EXERCISE INSTRUCTIONS
From the listing below, copy word for word every line starting at the one that includes "Generate a Python" and ending at the one that includes "return (B - yp) / H"; the pictures are omitted.

>>>

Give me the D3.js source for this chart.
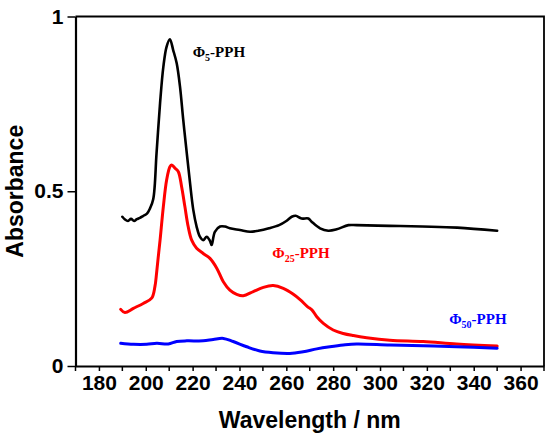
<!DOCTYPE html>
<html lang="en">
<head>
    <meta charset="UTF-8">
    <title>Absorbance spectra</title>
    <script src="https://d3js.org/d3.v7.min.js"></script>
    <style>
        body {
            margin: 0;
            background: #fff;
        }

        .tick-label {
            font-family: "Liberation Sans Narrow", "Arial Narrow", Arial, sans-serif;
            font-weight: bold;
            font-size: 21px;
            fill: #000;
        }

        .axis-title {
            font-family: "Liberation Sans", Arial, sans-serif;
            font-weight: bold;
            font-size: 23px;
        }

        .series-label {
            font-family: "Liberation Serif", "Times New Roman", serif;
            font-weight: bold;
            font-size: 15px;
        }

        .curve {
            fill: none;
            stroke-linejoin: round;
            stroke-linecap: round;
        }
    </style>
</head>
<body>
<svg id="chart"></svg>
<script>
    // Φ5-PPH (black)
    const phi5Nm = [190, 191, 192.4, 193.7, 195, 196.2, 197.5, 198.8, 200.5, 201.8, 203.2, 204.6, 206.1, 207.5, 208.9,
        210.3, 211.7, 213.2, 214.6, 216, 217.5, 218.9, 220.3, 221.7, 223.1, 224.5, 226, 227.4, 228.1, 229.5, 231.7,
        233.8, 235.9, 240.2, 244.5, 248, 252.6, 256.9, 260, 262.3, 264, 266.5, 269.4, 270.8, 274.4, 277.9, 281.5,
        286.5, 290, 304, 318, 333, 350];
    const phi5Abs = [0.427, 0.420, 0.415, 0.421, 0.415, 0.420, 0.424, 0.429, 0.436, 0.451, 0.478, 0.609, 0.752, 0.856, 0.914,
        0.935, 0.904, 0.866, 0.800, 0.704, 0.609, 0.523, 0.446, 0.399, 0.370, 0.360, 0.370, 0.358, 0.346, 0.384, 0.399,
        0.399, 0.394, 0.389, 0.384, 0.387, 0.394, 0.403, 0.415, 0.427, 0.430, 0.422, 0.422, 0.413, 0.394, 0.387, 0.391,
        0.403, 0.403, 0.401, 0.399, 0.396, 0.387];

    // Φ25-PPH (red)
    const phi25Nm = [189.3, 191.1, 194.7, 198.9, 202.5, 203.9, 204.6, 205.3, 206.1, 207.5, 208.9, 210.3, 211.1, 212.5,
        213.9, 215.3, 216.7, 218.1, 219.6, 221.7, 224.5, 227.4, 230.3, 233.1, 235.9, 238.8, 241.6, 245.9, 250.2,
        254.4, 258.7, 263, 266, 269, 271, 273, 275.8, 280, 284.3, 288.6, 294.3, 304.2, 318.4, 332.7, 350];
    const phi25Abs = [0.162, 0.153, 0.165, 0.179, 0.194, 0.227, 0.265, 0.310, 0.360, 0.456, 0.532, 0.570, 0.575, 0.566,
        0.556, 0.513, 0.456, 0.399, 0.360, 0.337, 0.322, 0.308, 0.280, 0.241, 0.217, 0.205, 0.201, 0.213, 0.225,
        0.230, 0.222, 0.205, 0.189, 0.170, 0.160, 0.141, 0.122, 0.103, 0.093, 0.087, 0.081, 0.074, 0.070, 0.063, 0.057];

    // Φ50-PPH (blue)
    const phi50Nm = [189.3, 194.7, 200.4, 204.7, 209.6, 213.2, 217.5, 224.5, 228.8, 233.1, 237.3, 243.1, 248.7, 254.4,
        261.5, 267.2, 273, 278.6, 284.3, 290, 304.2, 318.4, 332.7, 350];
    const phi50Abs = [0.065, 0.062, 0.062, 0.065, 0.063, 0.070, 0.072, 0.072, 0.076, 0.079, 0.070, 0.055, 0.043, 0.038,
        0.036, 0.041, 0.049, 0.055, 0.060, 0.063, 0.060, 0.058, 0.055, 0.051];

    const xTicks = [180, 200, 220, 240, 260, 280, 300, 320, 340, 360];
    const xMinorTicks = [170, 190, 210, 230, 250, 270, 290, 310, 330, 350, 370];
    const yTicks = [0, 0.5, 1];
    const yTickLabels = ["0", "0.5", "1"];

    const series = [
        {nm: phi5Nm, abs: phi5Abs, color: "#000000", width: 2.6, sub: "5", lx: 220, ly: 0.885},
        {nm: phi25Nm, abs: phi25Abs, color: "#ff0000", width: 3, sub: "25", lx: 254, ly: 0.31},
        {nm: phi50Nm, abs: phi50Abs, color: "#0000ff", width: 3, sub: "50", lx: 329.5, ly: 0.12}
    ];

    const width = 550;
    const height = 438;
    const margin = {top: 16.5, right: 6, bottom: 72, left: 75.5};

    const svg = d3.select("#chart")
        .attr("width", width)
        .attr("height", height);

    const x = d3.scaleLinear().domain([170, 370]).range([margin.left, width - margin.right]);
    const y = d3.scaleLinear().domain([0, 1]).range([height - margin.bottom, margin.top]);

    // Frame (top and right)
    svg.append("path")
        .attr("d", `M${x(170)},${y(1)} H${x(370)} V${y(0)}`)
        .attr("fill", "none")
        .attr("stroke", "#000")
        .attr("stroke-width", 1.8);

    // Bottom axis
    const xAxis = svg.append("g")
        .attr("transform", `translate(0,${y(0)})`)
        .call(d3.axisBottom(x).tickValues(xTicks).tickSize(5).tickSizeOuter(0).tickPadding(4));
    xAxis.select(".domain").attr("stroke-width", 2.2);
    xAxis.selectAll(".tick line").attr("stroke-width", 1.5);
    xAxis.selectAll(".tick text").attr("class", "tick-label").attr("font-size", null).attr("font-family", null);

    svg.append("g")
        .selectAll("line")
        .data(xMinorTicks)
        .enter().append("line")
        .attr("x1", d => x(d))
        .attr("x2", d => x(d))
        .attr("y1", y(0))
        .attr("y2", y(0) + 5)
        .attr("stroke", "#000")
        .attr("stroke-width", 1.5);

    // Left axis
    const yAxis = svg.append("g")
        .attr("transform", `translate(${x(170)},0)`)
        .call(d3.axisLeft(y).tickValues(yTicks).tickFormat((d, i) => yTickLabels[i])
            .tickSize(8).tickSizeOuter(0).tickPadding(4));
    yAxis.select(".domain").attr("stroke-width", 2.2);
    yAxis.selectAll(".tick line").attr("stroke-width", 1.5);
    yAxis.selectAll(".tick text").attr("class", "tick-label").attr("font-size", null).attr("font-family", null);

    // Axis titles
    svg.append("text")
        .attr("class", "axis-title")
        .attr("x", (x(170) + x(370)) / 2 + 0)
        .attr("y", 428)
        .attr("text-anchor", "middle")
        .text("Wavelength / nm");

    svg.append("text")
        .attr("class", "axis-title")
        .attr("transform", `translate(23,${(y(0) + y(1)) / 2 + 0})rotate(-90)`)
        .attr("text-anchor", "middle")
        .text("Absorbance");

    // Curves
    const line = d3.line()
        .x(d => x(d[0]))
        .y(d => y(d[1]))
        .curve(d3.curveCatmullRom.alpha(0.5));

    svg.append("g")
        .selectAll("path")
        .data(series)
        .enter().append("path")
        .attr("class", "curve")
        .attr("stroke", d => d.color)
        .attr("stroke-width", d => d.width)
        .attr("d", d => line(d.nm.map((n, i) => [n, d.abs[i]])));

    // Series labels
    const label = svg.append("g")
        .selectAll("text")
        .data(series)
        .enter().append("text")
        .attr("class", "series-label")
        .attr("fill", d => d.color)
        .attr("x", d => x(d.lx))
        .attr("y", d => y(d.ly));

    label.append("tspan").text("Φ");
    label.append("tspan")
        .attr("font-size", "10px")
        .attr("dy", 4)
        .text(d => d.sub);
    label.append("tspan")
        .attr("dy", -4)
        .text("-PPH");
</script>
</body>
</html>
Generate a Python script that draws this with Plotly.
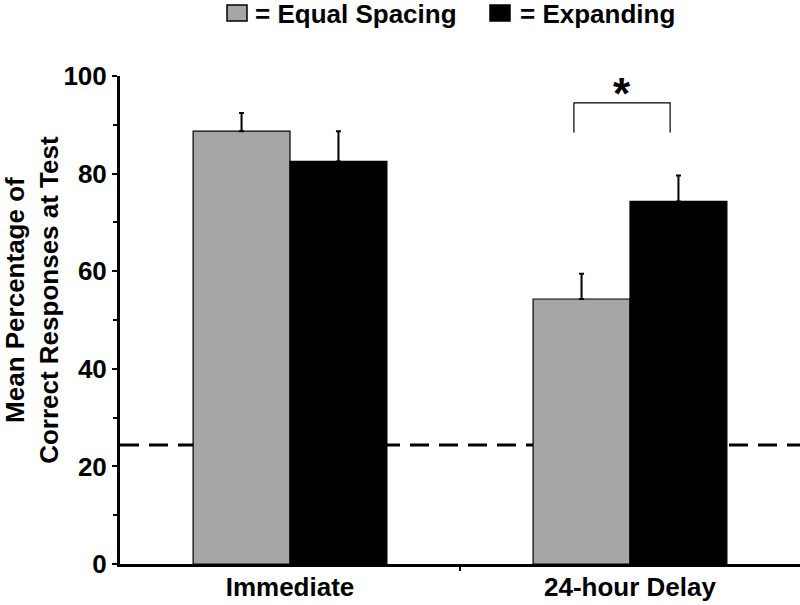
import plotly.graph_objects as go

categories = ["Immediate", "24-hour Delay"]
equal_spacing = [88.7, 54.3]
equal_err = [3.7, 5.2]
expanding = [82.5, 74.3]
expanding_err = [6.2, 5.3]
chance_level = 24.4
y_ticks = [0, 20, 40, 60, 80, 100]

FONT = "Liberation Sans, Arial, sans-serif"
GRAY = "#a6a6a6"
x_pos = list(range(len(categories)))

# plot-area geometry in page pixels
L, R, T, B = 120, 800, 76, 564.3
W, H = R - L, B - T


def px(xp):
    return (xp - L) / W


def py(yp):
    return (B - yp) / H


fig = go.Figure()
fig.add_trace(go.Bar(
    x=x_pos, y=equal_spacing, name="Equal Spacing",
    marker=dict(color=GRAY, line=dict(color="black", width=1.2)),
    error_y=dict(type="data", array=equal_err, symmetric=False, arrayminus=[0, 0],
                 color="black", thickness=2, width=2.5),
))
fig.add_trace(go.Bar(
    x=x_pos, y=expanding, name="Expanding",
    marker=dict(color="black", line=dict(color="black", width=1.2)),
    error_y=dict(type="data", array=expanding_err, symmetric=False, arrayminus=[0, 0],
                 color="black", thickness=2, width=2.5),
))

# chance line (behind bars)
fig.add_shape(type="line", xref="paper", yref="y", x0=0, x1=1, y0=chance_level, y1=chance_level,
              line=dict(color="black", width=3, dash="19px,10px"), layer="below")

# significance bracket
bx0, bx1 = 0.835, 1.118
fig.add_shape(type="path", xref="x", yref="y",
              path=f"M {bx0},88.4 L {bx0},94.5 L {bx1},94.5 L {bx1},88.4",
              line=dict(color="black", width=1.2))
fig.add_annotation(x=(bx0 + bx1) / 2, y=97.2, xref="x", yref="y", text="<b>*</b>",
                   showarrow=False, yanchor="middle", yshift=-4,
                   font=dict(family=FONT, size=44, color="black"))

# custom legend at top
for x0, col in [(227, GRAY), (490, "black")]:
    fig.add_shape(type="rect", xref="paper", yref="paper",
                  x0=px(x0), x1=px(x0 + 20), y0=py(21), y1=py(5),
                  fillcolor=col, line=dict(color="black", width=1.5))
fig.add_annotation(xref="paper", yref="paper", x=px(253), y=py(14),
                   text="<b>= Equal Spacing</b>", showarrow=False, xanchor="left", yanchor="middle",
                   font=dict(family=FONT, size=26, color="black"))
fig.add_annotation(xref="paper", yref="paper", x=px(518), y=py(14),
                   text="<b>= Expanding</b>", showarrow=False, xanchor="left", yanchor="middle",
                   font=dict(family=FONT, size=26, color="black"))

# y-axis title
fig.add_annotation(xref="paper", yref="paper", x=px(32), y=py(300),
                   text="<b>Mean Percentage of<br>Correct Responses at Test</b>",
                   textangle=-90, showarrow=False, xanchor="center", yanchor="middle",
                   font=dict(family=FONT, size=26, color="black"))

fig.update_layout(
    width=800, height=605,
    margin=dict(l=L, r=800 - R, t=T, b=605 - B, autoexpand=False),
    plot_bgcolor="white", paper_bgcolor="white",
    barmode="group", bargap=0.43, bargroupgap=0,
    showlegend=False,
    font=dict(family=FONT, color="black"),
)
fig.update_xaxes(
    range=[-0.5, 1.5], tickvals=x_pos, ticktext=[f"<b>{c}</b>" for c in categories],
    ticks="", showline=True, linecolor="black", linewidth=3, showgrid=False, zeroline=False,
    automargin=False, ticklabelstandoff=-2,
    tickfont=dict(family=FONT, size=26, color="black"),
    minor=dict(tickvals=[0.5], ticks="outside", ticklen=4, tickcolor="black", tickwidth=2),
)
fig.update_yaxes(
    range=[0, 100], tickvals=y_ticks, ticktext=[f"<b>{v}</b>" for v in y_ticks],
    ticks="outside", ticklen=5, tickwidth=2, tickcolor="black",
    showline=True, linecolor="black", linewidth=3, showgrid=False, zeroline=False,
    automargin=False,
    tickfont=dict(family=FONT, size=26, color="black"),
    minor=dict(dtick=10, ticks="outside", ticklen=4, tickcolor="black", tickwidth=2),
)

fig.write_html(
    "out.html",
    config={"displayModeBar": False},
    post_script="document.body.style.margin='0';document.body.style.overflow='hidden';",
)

<<<

OUTPUT OF THE EXERCISE
Generate a Python script that draws this with Plotly.
import plotly.graph_objects as go

categories = ["Immediate", "24-hour Delay"]
equal_spacing = [88.7, 54.3]
equal_err = [3.7, 5.2]
expanding = [82.5, 74.3]
expanding_err = [6.2, 5.3]
chance_level = 24.4
y_ticks = [0, 20, 40, 60, 80, 100]

FONT = "Liberation Sans, Arial, sans-serif"
GRAY = "#a6a6a6"
x_pos = list(range(len(categories)))

# plot-area geometry in page pixels
L, R, T, B = 120, 800, 76, 564.3
W, H = R - L, B - T


def px(xp):
    return (xp - L) / W


def py(yp):
    return (B - yp) / H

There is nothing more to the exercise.